Burundi : l'ombre de la Covid-19 derrière le décès du Pierre Nkurunziza
Politique

France Culture, 10/06/2020

 Officiellement le président burundais est décédé d'un arrêt cardiaque mais la presse africaine estime que c'est la Covid-19 qui l'a emporté, lui qui n'avait de cesse de minimiser sa gravité.

Survenu lundi à l'âge de 55 ans, c'est "un décès inopiné qui pose beaucoup de questions", selon le titre choisi pour son article par la spécialiste Afrique du Soir belge Colette Braeckman.

Beaucoup de questions, d'abord, sur les circonstances de ce décès officiellement du à une "crise cardiaque" mais justement l'insistance de la presse internationale à bien dire que c'est la cause "officielle" du décès, nous met la puce à l'oreille : quand du Washington Post à Al Jazeera, en passant par la BBC, on nous dit en grand titre que Pierre Nkurunziza est mort "d'un arrêt cardiaque" entre guillemets, ou "selon les autorités burundaises", c'est une manière de nous dire sans le dire qu'en fait il y a de fortes chances pour qu'il soit mort d'autre chose... et plus précisément de la Covid-19.

C'est le journal en ligne nigérien The Cable qui met les pieds dans le plat, en citant deux sources, la radio burundaise RPA et le quotidien rwandais Taarifa selon qui, donc, cela ne fait guère de doute : Pierre Nkurunziza, le président autoritaire et tout-puissant du Burundi depuis quinze ans a succombé à cette épidémie qu'il avait tant pris soin de minimiser et de mépriser ces derniers mois auprès de sa population. On se rappelle notamment que le Burundi et son président avaient expulsé les équipes de l'OMS, les accusant d'ingérence au moment de la récente élection présidentielle.  

C'était le 20 mai, alors qu'on savait pertinemment que le coronavirus faisait déjà des dégâts dans cette région africaine des grands lacs : Pierre Nkurunziza avaient tenu à maintenir de scrutin qui avait sans surprise donné la victoire au dauphin qu'il s'était lui-même choisi, le général-major Evariste Ndayishimiye.

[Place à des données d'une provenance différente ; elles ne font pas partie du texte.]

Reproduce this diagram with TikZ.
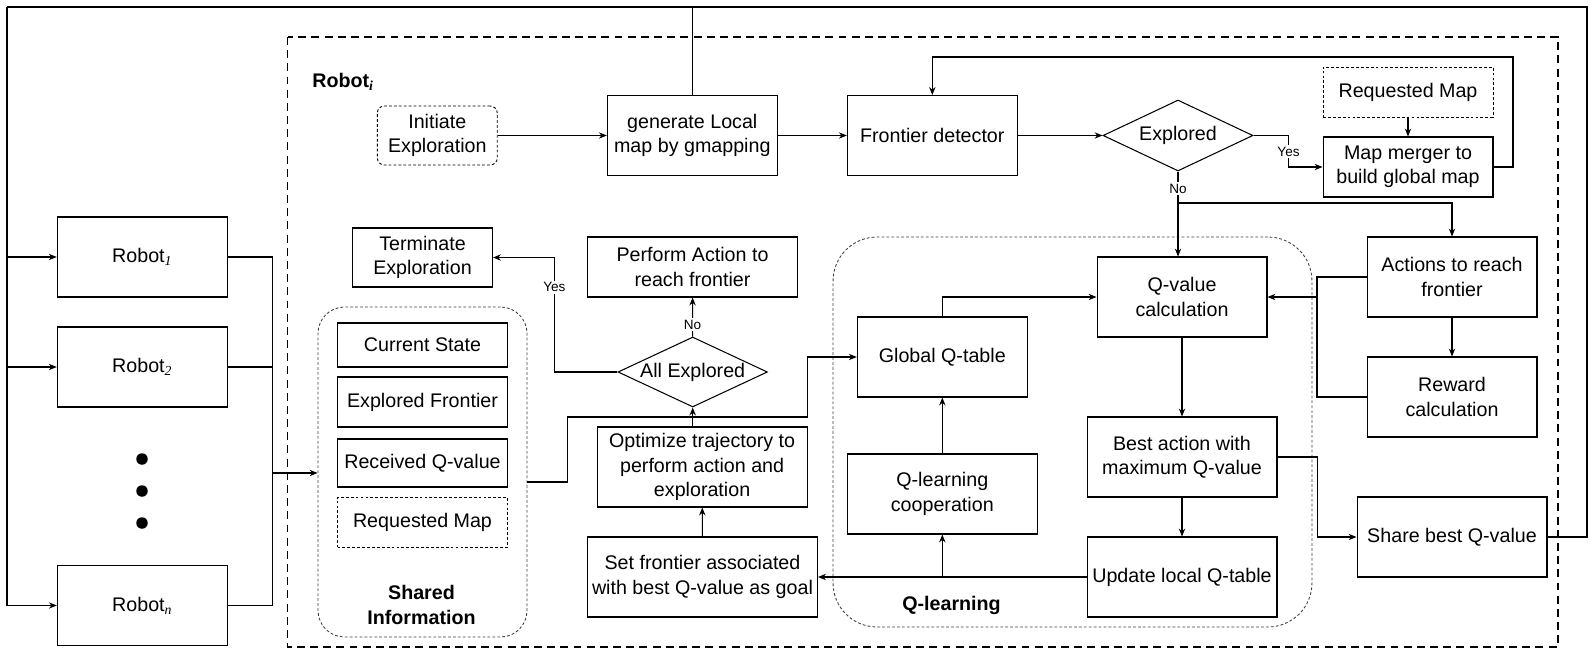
\documentclass[tikz,border=0pt]{standalone}
\usepackage{fontspec}
\setmainfont{Liberation Sans}
\newfontfamily\subfont{Liberation Serif}
\usetikzlibrary{shapes.geometric, arrows.meta}

\newcommand{\figfont}{\fontsize{11.2}{13.9}\selectfont}
\newcommand{\rsub}[1]{\textsubscript{\subfont\itshape #1}}

\begin{document}
\begin{tikzpicture}[x=0.02cm, y=-0.02cm, line width=0.6pt,
    >={Stealth[length=4.5pt, width=3.6pt]},
    font=\figfont,
    block/.style={draw, align=center, inner sep=1pt, minimum width=3.4cm, minimum height=1.6cm},
    dblock/.style={block, line width=0.5pt, dash pattern=on 1.6pt off 1.2pt},
    decision/.style={draw, diamond, aspect=2.1, align=center, inner sep=0pt, minimum width=3cm, minimum height=1.42cm},
    group/.style={draw=black!75, line width=0.5pt, dash pattern=on 1.6pt off 1.2pt, inner sep=0pt},
    lbl/.style={font=\fontsize{7.7}{9}\selectfont, fill=white, inner sep=1pt}]

    \useasboundingbox (0,0) rectangle (1596,649);

    % Robot_i frame
    \draw[line width=1.1pt, dash pattern=on 4.5pt off 3pt] (287.5,37) rectangle (1558,647);
    \node[anchor=west, font=\figfont\bfseries] (roblbl) at (306,82) {Robot\rsub{\bfseries i}};

    % Groups
    \node[group, rounded corners=15pt, minimum width=4.18cm, minimum height=6.6cm] (shinfo) at (422.5,472) {};
    \node[group, rounded corners=25pt, minimum width=9.58cm, minimum height=7.8cm] (qlbox) at (1072.5,432) {};
    \node[font=\figfont\bfseries, align=center] (shlbl) at (421.5,605) {Shared\\Information};
    \node[font=\figfont\bfseries] (qllbl) at (951.5,605) {Q-learning};

    % Top row
    \node[dblock, rounded corners=4pt, minimum width=2.4cm, minimum height=1.18cm] (init) at (437.3,135.5) {Initiate\\Exploration};
    \node[block] (gmap) at (692.3,135.5) {generate Local\\map by gmapping};
    \node[block] (front) at (932.3,135.5) {Frontier detector};
    \node[decision] (expl) at (1178,135.5) {Explored};
    \node[dblock, minimum height=1cm] (reqtop) at (1408,92) {Requested Map};
    \node[block, minimum height=1.2cm] (merge) at (1408,167) {Map merger to\\build global map};

    % Other robots
    \node[block] (rob1) at (142.3,257) {Robot\rsub{1}};
    \node[block] (rob2) at (142.3,367) {Robot\rsub{2}};
    \node[block] (robn) at (142.3,605.5) {Robot\rsub{n}};
    \foreach \y in {459,491,523} {
        \fill (142,\y) circle (0.115cm);
    }

    % Shared information
    \node[block, minimum height=0.88cm] (cur) at (422.5,345) {Current State};
    \node[block, minimum height=1cm] (expf) at (422.5,402) {Explored Frontier};
    \node[block, minimum height=0.96cm] (recv) at (422.5,463) {Received Q-value};
    \node[dblock, minimum height=1cm] (reqm) at (422.5,522) {Requested Map};

    % Middle column
    \node[block, minimum width=2.8cm, minimum height=1.18cm] (term) at (422.5,257.5) {Terminate\\Exploration};
    \node[block, minimum width=4.2cm, minimum height=1.2cm] (perf) at (692.5,267) {Perform Action to\\reach frontier};
    \node[decision, minimum width=2.99cm, minimum height=1.4cm] (allx) at (692.7,372) {All Explored};
    \node[block, minimum width=4.2cm] (opt) at (702.1,467) {Optimize trajectory to\\perform action and\\exploration};
    \node[block, minimum width=4.6cm] (setf) at (702.5,577) {Set frontier associated\\with best Q-value as goal};

    % Q-learning
    \node[block] (glob) at (942.3,357) {Global Q-table};
    \node[block, minimum width=3.8cm] (coop) at (942.3,494) {Q-learning\\cooperation};
    \node[block] (qcal) at (1182,297) {Q-value\\calculation};
    \node[block, minimum width=3.8cm] (best) at (1182,457) {Best action with\\maximum Q-value};
    \node[block, minimum width=3.8cm] (upd) at (1182,577) {Update local Q-table};

    % Right column
    \node[block] (act) at (1452,277) {Actions to reach\\frontier};
    \node[block] (rew) at (1452,397) {Reward\\calculation};
    \node[block, minimum width=3.8cm] (share) at (1452,537) {Share best Q-value};

    % Helper points
    \coordinate (loopL) at (7,7);
    \coordinate (loopR) at (1587,7);
    \coordinate (bus) at (272.5,473);
    \coordinate (mtop) at (1513,57);
    \coordinate (nobr) at (1178,203);
    \coordinate (abus) at (1317,297);

    % Feedback loop to other robots
    \draw (share.east) -| (loopR) -- (loopL);
    \draw[->] (loopL) |- (robn.west);
    \draw[->] (loopL |- rob1.west) -- (rob1.west);
    \draw[->] (loopL |- rob2.west) -- (rob2.west);
    \draw (gmap.north) -- (gmap.north |- loopL);

    % Robots to shared information
    \foreach \r in {rob1, rob2, robn} {
        \draw (\r.east) -| (bus);
    }
    \draw[->] (bus) -- (bus -| shinfo.west);
    \draw[->] ([yshift=-0.2cm]shinfo.east) -- ++(40,0) |- (807.1,417) |- (glob.west);

    % Top row flow
    \draw[->] (init) -- (gmap);
    \draw[->] (gmap) -- (front);
    \draw[->] (front) -- (expl);
    \draw[->] (expl.east) -- ++(35,0) |- node[lbl, pos=0.26] {Yes} (merge.west);
    \draw[->] (reqtop) -- (merge);
    \draw[->] (merge.east) -| (mtop) -| (front.north);
    \draw[->] (expl.south) -- node[lbl, pos=0.2] {No} (expl.south |- qcal.north);
    \draw[->] (nobr) -| (act.north);

    % Actions and reward
    \draw (act.west) -| (abus) |- (rew.west);
    \draw[->] (abus) -- (qcal.east);
    \draw[->] (act) -- (rew);

    % Q-learning flow
    \draw[->] (qcal) -- (best);
    \draw[->] (best) -- (upd);
    \draw[->] (best.east) -- ++(40,0) |- (share.west);
    \draw[->] (upd.west) -- (setf.east);
    \draw[->] (glob.south |- upd.west) -- (coop.south);
    \draw[->] (coop) -- (glob);
    \draw[->] (glob.north) |- (qcal.west);

    % Goal and exploration
    \draw[->] (setf) -- (opt);
    \draw[->] (opt.north -| allx.south) -- (allx.south);
    \draw[->] (allx) -- node[lbl, pos=0.3] {No} (perf);
    \draw[->] (allx.west) -- ++(-63,0) |- node[lbl, pos=0.37] {Yes} (term.east);
\end{tikzpicture}
\end{document}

Pour le quotidien sud-africain The Mail and Guardian,  c'est cette légereté coupable avec laquelle Pierre Nkurunziza a traité la pandémie qui l'a finalement emporté. "Il a mis la politique avant la santé de son pays, et il maintenant il est mort", conclut sans appel l'auteur de cette nécrologie Simon Allison. On savait la femme du président contaminée et soignée avec trois de leurs gardes du corps depuis une dizaine de jours au Kénya ; à présent c'est donc le président lui-même qui succombe d'un mystérieux arrêt cardiaque deux jours après s'être mêlé, comme si de rien n'était, à la foule d'un match de volley.  

"Tout le monde meurt d'un arrêt cardiaque", écrit Marie-France Cros dans La Libre Afrique, reconnaissant à son tour que "cette formulation officielle à l'avantage de ne pas mettre le défunt en face de ses contradictions" des derniers mois au sujet de la Covid-19. Par contre, quid des obsèques nationales que le Burundi ne devrait pas manquer d'organiser pour son défunt "guide suprême" ? Il y a un risque bien réel qu'elles n'accélèrent encore la propagation de l'épidémie...

Mais l'autre grande question que pose le décès de Pierre Nkurunziza, c'est celle de sa succession au sommet du pouvoir burundais. Tout juste élu, le dauphin Evariste Ndayishimiye aurait pu prétendre à une prestation de serment plus rapide que prévue ; mais finalement c'est le président de l'Assemblée nationale qui va assurer l'intérim en attendant la cérémonie prévue le 20 août. La Constitution du Burundi sera respectée... faut-il y voir avec la Libre Afrique "le reflet d'une lutte entre pouvoir civil et influence des militaires", ces généraux habitués à codiriger le pays derrière le président ? 

Ce qui est sûr c'est que l'élection du général-major Ndayishimiye a été vivement critiquée par l'opposition qui n'a pas reconnue le résultat du scrutin. Est-ce que la mort du "guide" Nkurunziza  va redonner de la vigueur à ceux qui contestaient son pouvoir et ont subi ces 5 dernières années une répression féroce ? Il y a là, veut croire Simon Allison dans le Mail and Guardian, "une chance pour le Burundi de prendre enfin au sérieux l'épidémie de Covid-19 et de renverser le système politique pourri et violent auquel présidait Pierre Nkurunziza".

Pas si sûr : mardi soir, rapporte la Libre Afrique, la police a procédé dans les bars de Bujumbura à des arrestations de Burundais qui avaient commis le crime de laisser un peu trop éclater leur joie à l'annonce de la mort du président.